→ **AIM**
Retype the lines beneath this one, from the first through the line containing "fig = go.Figure()". Pictures are left out.

→ **DATA PROVIDED**
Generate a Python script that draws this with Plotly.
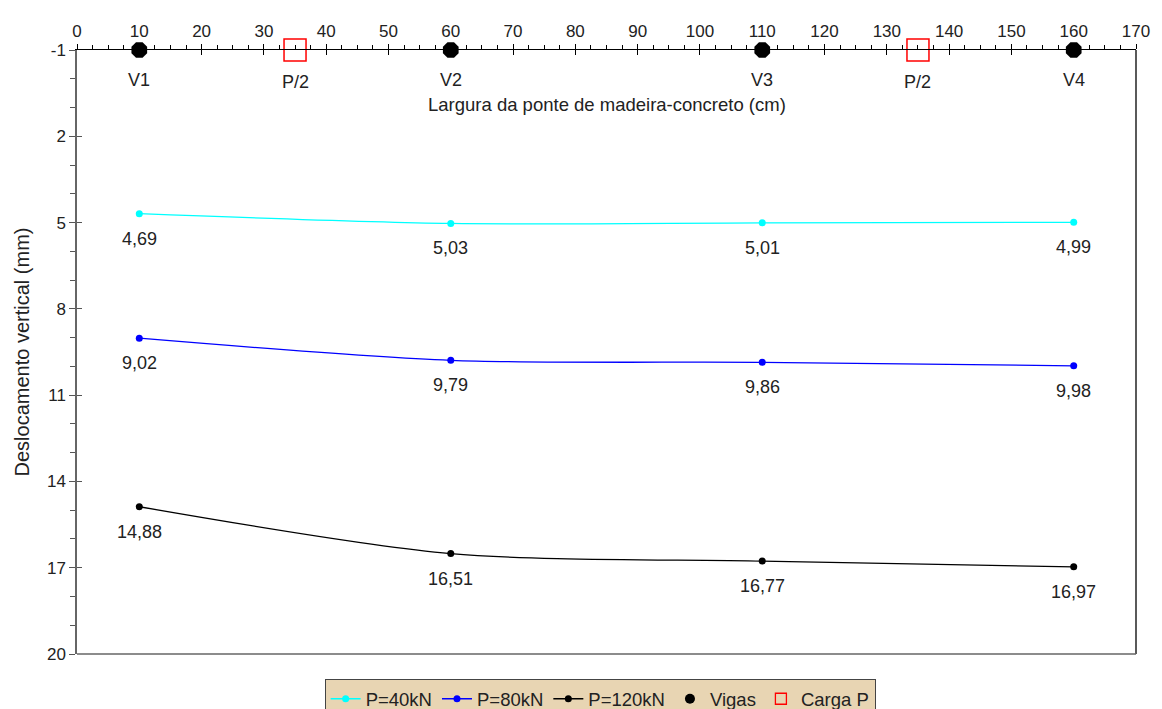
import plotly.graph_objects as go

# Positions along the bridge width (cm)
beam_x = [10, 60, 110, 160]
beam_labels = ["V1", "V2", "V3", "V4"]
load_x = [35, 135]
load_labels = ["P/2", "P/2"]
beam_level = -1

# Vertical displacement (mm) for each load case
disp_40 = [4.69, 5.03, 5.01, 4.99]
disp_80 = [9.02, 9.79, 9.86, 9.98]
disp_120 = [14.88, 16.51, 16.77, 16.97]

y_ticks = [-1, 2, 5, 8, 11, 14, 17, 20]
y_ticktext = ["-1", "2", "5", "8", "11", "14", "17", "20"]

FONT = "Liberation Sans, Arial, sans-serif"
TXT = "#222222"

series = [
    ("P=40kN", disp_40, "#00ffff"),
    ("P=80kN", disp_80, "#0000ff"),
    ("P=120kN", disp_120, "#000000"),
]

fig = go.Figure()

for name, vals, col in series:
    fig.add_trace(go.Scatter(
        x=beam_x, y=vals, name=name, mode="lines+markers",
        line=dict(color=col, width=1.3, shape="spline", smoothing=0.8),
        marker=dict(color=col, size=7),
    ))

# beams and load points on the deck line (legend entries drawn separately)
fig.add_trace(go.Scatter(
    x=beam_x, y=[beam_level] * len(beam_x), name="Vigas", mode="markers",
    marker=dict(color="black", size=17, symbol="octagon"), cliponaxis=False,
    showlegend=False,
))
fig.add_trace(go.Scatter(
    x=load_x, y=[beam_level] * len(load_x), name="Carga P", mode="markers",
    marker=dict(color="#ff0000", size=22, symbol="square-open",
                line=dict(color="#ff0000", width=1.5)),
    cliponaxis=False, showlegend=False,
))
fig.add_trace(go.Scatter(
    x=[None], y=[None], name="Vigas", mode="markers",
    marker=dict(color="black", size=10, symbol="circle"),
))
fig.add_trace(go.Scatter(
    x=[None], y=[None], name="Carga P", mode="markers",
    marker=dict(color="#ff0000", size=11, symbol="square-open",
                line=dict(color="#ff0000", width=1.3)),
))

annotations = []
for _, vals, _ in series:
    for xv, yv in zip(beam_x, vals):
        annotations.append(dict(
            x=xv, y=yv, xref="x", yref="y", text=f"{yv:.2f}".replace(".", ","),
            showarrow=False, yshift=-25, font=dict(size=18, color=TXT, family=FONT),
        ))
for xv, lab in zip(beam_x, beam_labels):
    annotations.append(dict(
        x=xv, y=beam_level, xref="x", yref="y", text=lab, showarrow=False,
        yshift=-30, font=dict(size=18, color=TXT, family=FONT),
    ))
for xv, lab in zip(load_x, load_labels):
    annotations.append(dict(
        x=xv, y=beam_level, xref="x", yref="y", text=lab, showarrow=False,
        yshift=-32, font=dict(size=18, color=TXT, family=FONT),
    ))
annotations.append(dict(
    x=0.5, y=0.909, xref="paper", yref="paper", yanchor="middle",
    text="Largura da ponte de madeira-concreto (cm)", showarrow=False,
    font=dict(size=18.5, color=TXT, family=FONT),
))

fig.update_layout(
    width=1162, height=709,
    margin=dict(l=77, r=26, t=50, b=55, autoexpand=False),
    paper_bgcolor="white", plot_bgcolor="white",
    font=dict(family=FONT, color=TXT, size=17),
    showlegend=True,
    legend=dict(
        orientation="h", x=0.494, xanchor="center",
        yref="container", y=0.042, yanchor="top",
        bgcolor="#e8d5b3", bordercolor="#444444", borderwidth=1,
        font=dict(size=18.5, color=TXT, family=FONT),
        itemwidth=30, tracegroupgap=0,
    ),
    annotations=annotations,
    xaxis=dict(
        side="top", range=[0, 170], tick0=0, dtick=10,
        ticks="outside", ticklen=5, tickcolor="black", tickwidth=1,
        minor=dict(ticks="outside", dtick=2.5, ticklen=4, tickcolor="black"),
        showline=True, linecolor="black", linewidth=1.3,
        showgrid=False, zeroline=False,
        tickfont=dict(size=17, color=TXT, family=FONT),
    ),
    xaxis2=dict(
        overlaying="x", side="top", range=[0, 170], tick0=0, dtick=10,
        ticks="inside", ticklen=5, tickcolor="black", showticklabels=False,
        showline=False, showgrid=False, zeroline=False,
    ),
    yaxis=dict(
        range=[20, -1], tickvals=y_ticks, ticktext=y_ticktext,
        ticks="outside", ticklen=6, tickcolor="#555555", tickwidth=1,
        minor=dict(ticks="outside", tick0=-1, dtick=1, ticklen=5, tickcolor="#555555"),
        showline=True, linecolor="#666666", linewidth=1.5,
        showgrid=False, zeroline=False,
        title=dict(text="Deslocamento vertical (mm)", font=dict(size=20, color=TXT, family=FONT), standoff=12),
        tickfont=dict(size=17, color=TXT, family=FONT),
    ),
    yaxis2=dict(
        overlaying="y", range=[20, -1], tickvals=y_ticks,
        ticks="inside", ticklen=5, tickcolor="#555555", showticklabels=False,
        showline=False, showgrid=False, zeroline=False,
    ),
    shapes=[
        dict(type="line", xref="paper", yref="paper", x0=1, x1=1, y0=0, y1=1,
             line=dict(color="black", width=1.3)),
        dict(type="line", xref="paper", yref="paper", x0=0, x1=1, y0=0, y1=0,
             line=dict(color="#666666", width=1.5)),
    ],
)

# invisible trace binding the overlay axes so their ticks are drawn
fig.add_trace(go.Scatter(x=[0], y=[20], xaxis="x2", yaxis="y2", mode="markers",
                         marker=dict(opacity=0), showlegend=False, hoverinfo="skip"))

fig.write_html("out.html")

→ **WORKED SOLUTION**
Generate a Python script that draws this with Plotly.
import plotly.graph_objects as go

# Positions along the bridge width (cm)
beam_x = [10, 60, 110, 160]
beam_labels = ["V1", "V2", "V3", "V4"]
load_x = [35, 135]
load_labels = ["P/2", "P/2"]
beam_level = -1

# Vertical displacement (mm) for each load case
disp_40 = [4.69, 5.03, 5.01, 4.99]
disp_80 = [9.02, 9.79, 9.86, 9.98]
disp_120 = [14.88, 16.51, 16.77, 16.97]

y_ticks = [-1, 2, 5, 8, 11, 14, 17, 20]
y_ticktext = ["-1", "2", "5", "8", "11", "14", "17", "20"]

FONT = "Liberation Sans, Arial, sans-serif"
TXT = "#222222"

series = [
    ("P=40kN", disp_40, "#00ffff"),
    ("P=80kN", disp_80, "#0000ff"),
    ("P=120kN", disp_120, "#000000"),
]

fig = go.Figure()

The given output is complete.